“Ai piedi del faro” di Maria Lenti, La vita felice Ed., 2016, recensione di Elina Miticocchio.

      

Dopo attenta lettura e rilettura di un “disegno poetico” quale è quello delineato con le parole poetiche da Maria Lenti, mi accingo a portare sul foglio la mia breve goccia d’inchiostro.
Il primo, essenziale, incontro con l’opera accade attraverso il titolo, scelto sapientemente dall’autrice che vuole porgere il suo messaggio di parola e, oltre la parola, vuole creare una condivisione di sguardo, di attenzione.
Come il faro è un locale angusto, chiuso, delineato, eppure pulsante luce, anche a lunga distanza, così la poesia è luogo di osservazione, estensione, ispirazione, infine ritrovamento.
L’osservazione poetica parte dallo scrutare le proprie radici, il proprio “occhio interiore”, e si espande, si dipana oltrepassando il dato reale per spostarsi verso il lettore, inondandolo di segnali (come il faro appunto).
L’incipit della raccolta è “Torna a trovarmi/ cuore fedele”, cuore-corpo-poesia dunque per scoprirsi nuovi viventi.
Poi il cambio di sguardo nel secondo testo dove il cuore si pone come “oltre”, “verso”, “orizzonte” e sconfina poiché “Gli Stati, stolti, hanno confini, non il cuore” 

Gli Stati, stolti, hanno confini,
non il cuore 
tenero in tutte le persone del mondo,
il cuore, che va oltre le montagne
e al di là del mare e degli oceani
e da ogni orizzonte vola 
verso qualsiasi orizzonte.

(A Siamak Goudarzi, settembre 2013 – Shiraz ( Iran), p. 12)

Colpisce il candore dei versi, la leggerezza da far rifiorire, da incontrare, da presentare ai giovani lettori.
Immagino, con la mia mente spesso fantasiosa, che Maria Lenti abbia composto la poesia volendo rivolgersi ai suoi alunni.
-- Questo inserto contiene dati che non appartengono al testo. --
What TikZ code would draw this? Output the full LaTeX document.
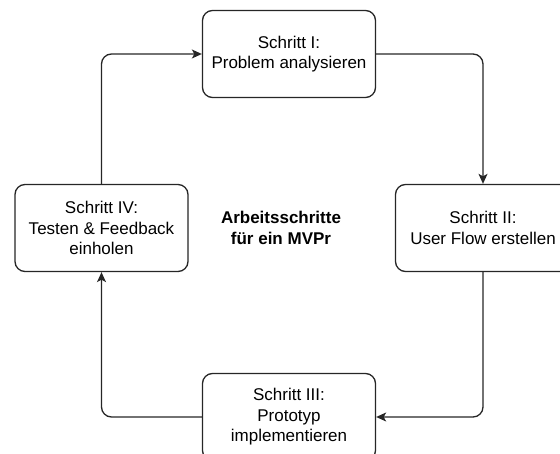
\documentclass[tikz,border=0pt]{standalone}
\usepackage{fontspec}
\setmainfont{Liberation Sans}
\usetikzlibrary{arrows.meta}
\begin{document}
\begin{tikzpicture}[x=1pt,y=-1pt,
  stepbox/.style={draw=black!85, line width=1.3pt, rounded corners=10pt, fill=white,
    minimum width=173pt, minimum height=87pt, align=center, inner sep=0pt,
    font=\fontsize{17}{20.6}\selectfont},
  conn/.style={draw=black!85, line width=1.3pt, rounded corners=10pt,
    -{Stealth[length=10pt,width=9pt,inset=2.5pt]}},
  title/.style={align=center, font=\fontsize{17}{20.6}\selectfont\bfseries}]
\useasboundingbox (0,0) rectangle (560,454);
\node[stepbox] (s1) at (289,54) {Schritt I:\\Problem analysieren};
\node[stepbox, minimum width=175pt] (s2) at (483,228) {Schritt II:\\User Flow erstellen};
\node[stepbox] (s3) at (289,417) {Schritt III:\\Prototyp\\implementieren};
\node[stepbox] (s4) at (101.5,228) {Schritt IV:\\Testen \& Feedback\\einholen};
\node[title] (t) at (281,228) {Arbeitsschritte\\für ein MVPr};
\draw[conn] (s1.east) -| (s2.north);
\draw[conn] (s2.south) |- (s3.east);
\draw[conn] (s3.west) -| (s4.south);
\draw[conn] (s4.north) |- (s1.west);
\end{tikzpicture}
\end{document}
L’esperienza dell’insegnamento appare quasi tangibile in Due tempi…perfetti, dove la descrizione dell’azione didattica lascia intuire come il contesto scolastico sia stato vitale per la poetessa.
Nella silloge colpisce la presenza di alti contenuti (parliamo di poesia civile) portati con ironia, con giocosità, attraverso la sperimentazione di formule linguistiche originali. Inoltre, oserei dire, il poco senso dell’individualità e il grande senso di appartenenza alla terra. Infine, il gioco come superamento della parola, la filastrocca che ingentilisce e spiega la realtà a grandi e piccini.
Ai piedi del faro è un forte invito al recupero della memoria, delle emozioni, della verità del reale attraverso il verso libero da regole metriche ad aprire, a dilatare lo sguardo del lettore che mai si stancherà di ri-guardare, inondato dalla luce della parola.